Pavel Kovachev

Personal information
- Full name: Pavel Blagomirov Kovachev
- Date of birth: 27 July 1987 (age 38)
- Place of birth: Stara Zagora, Bulgaria
- Height: 1.91 m (6 ft 3 in)
- Position: Centre back

Youth career
- Beroe Stara Zagora

Senior career*
- Years: Team / Apps / (Gls)
- 2005–2007: Beroe Stara Zagora / 14 / (0)
- 2007–2009: Kaunas / 42 / (3)
- 2009: CSKA Sofia / 1 / (0)
- 2009–2011: Beroe Stara Zagora / 16 / (0)
- 2011–2012: Kaliakra Kavarna / 21 / (0)
- 2012–2013: Lokomotiv Plovdiv / 14 / (1)

= Pavel Kovachev =

Bulgarian footballer

Pavel Kovachev (Павел Ковачев; born 27 July 1987 in Stara Zagora) is a Bulgarian footballer who plays for Lokomotiv Plovdiv as a defender.

==Career==
Kovachev started his career in his hometown in the youth teams of Beroe Stara Zagora. In 2007, he was sold to the Lithuanian side FBK Kaunas.

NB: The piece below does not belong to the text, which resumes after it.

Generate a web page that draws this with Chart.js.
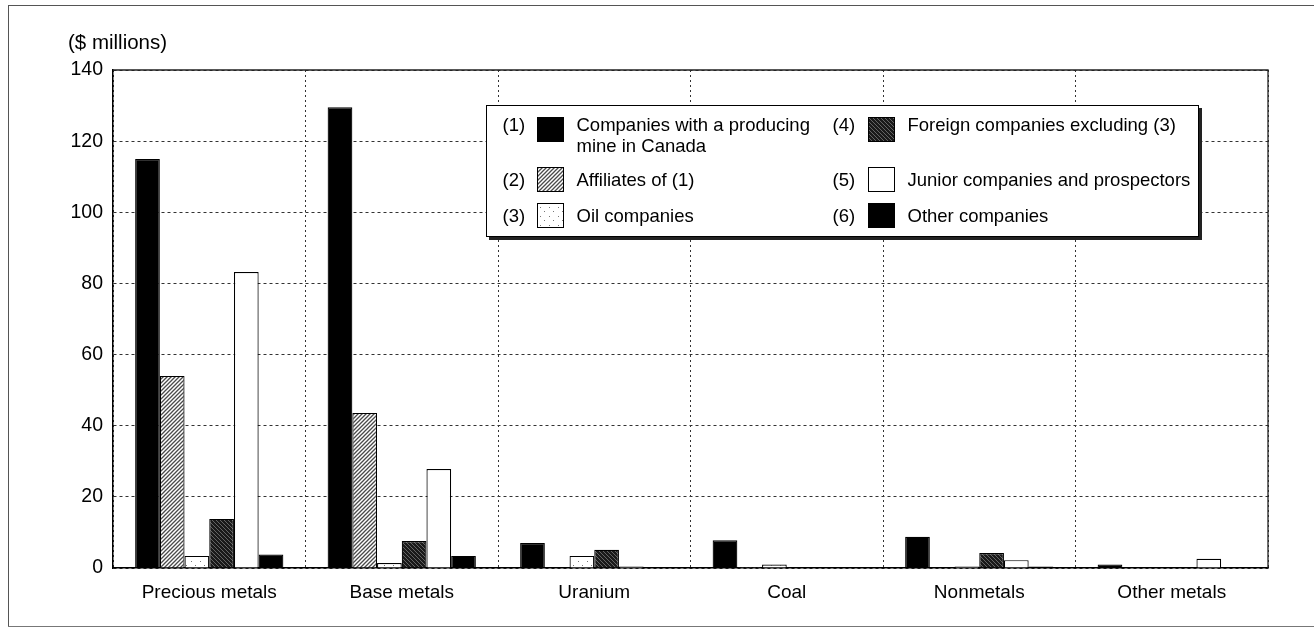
<!DOCTYPE html>
<html><head><meta charset="utf-8">
<script src="https://cdn.jsdelivr.net/npm/chart.js@4"></script>
<style>
html,body{margin:0;padding:0;background:#fff;}
#wrap{position:relative;width:1314px;height:631px;overflow:hidden;font-family:"Liberation Sans",Arial,Helvetica,sans-serif;color:#000;}
#frameT{position:absolute;left:8px;top:5px;width:1306px;height:1px;background:#555;}
#frameL{position:absolute;left:8px;top:5px;width:1px;height:622px;background:#555;}
#frameB{position:absolute;left:8px;top:626px;width:1306px;height:1px;background:#777;}
#c{position:absolute;left:0;top:0;}
#ytitle{position:absolute;left:68px;top:30px;font-size:20.5px;line-height:24px;}
#legend{position:absolute;left:486px;top:105px;width:711px;height:130px;border:1.5px solid #000;background:#fff;box-shadow:3px 3px 0 #222;}
#legend span{position:absolute;font-size:18.5px;line-height:21px;white-space:nowrap;}
#legend canvas{position:absolute;border:1px solid #000;box-sizing:border-box;}
</style></head>
<body>
<div id="wrap">
<canvas id="c" width="1314" height="631"></canvas>
<div id="frameT"></div><div id="frameL"></div><div id="frameB"></div>
<div id="ytitle">($ millions)</div>
<div id="legend"></div>
</div>
<script>
const categories = ['Precious metals','Base metals','Uranium','Coal','Nonmetals','Other metals'];
const producing  = [115, 129.5, 7.0, 7.8, 8.8, 1.0];
const affiliates = [54, 43.6, 0, 0.3, 0, 0];
const oil        = [3.4, 1.4, 3.4, 1.0, 0.4, 0];
const foreign    = [13.8, 7.6, 5.1, 0.2, 4.2, 0];
const junior     = [83.2, 27.8, 0.4, 0.2, 2.2, 2.6];
const other      = [3.8, 3.4, 0, 0.2, 0.4, 0];
const seriesLabels = ['Companies with a producing\nmine in Canada','Affiliates of (1)','Oil companies','Foreign companies excluding (3)','Junior companies and prospectors','Other companies'];
const yTicks = [0,20,40,60,80,100,120,140];

function tile(type){
  const c=document.createElement('canvas'); const s=type==='dots'?9:4;
  c.width=s;c.height=s; const g=c.getContext('2d');
  if(type==='hatch'){
    g.fillStyle='#fff';g.fillRect(0,0,s,s);
    g.strokeStyle='#4a4a4a';g.lineWidth=1.3;
    g.beginPath();g.moveTo(-1,s+1);g.lineTo(s+1,-1);g.moveTo(-1,1);g.lineTo(1,-1);g.moveTo(s-1,s+1);g.lineTo(s+1,s-1);g.stroke();
  } else if(type==='cross'){
    g.fillStyle='#1a1a1a';g.fillRect(0,0,s,s);
    g.strokeStyle='#777';g.lineWidth=0.8;
    g.beginPath();g.moveTo(-1,-1);g.lineTo(s+1,s+1);g.stroke();
  } else if(type==='dots'){
    g.fillStyle='#fff';g.fillRect(0,0,s,s);
    g.fillStyle='#777';g.fillRect(2,3,1,1);g.fillRect(6,7,1,1);
  }
  return c;
}
const ctx=document.getElementById('c').getContext('2d');
const fills=['#000', ctx.createPattern(tile('hatch'),'repeat'), ctx.createPattern(tile('dots'),'repeat'), ctx.createPattern(tile('cross'),'repeat'), '#fff', '#000'];
const tiles=[null,tile('hatch'),tile('dots'),tile('cross'),null,null];
const data=[producing,affiliates,oil,foreign,junior,other];

// legend
const lg=document.getElementById('legend');
const pos=[[0,0],[0,1],[0,2],[1,0],[1,1],[1,2]];
const textTop=[8.2,62.7,98.6];
const swTop=[10.5,60.5,96.5];
pos.forEach((p,i)=>{
  const colX=p[0]?345.5:15.5, swX=p[0]?380.5:49.5, txX=p[0]?420.5:89.5;
  const r=p[1];
  const n=document.createElement('span'); n.textContent='('+(i+1)+')'; n.style.left=colX+'px'; n.style.top=textTop[r]+'px'; lg.appendChild(n);
  const sw=document.createElement('canvas'); sw.width=25; sw.height=23; sw.style.left=swX+'px'; sw.style.top=swTop[r]+'px';
  const sg=sw.getContext('2d'); sg.fillStyle=tiles[i]?sg.createPattern(tiles[i],'repeat'):fills[i]; sg.fillRect(0,0,25,23); lg.appendChild(sw);
  seriesLabels[i].split('\n').forEach((t,k)=>{
    const s=document.createElement('span'); s.textContent=t; s.style.left=txX+'px'; s.style.top=(textTop[r]+k*21)+'px'; lg.appendChild(s);
  });
});

const frame={id:'frame',afterDraw(ch){
  const a=ch.chartArea,g=ch.ctx; g.save(); g.strokeStyle='#222'; g.lineWidth=1.3;
  g.beginPath(); g.moveTo(a.left,a.top); g.lineTo(a.right,a.top); g.lineTo(a.right,a.bottom); g.stroke(); g.restore();
}};

new Chart(ctx,{
  type:'bar',
  data:{labels:categories,datasets:data.map((d,i)=>({label:seriesLabels[i],data:d,backgroundColor:fills[i],borderColor:'#000',borderWidth:1.2,barPercentage:1,categoryPercentage:0.77}))},
  options:{
    responsive:false,animation:false,
    layout:{padding:{left:0,top:70,right:46,bottom:0}},
    plugins:{legend:{display:false},tooltip:{enabled:false}},
    scales:{
      x:{grid:{color:'#333',lineWidth:1,drawTicks:false,offset:true},border:{display:true,color:'#000',width:1.5,dash:[2,3]},
         ticks:{color:'#000',padding:13,font:{family:'"Liberation Sans",Arial,sans-serif',size:19}},
         afterFit(s){s.height=63;}},
      y:{min:0,max:140,afterBuildTicks(s){s.ticks=yTicks.map(v=>({value:v}));},
         grid:{color:'#333',lineWidth:1,drawTicks:false},border:{display:true,color:'#000',width:1.5,dash:[3,3]},
         ticks:{color:'#000',padding:10,font:{family:'"Liberation Sans",Arial,sans-serif',size:19.5}},
         afterFit(s){s.width=113;}}
    }
  },
  plugins:[frame]
});
</script>
</body></html>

After a year there, he returned to Bulgaria after he caught the eye of the CSKA Sofia scouts and signed with "The Armymen". He made his debut with CSKA in the last game of the 2008–09 season in the Bulgarian "A" Professional Football Group, which was a match against Lokomotiv Mezdra. CSKA Sofia won the game by a score of 2:1.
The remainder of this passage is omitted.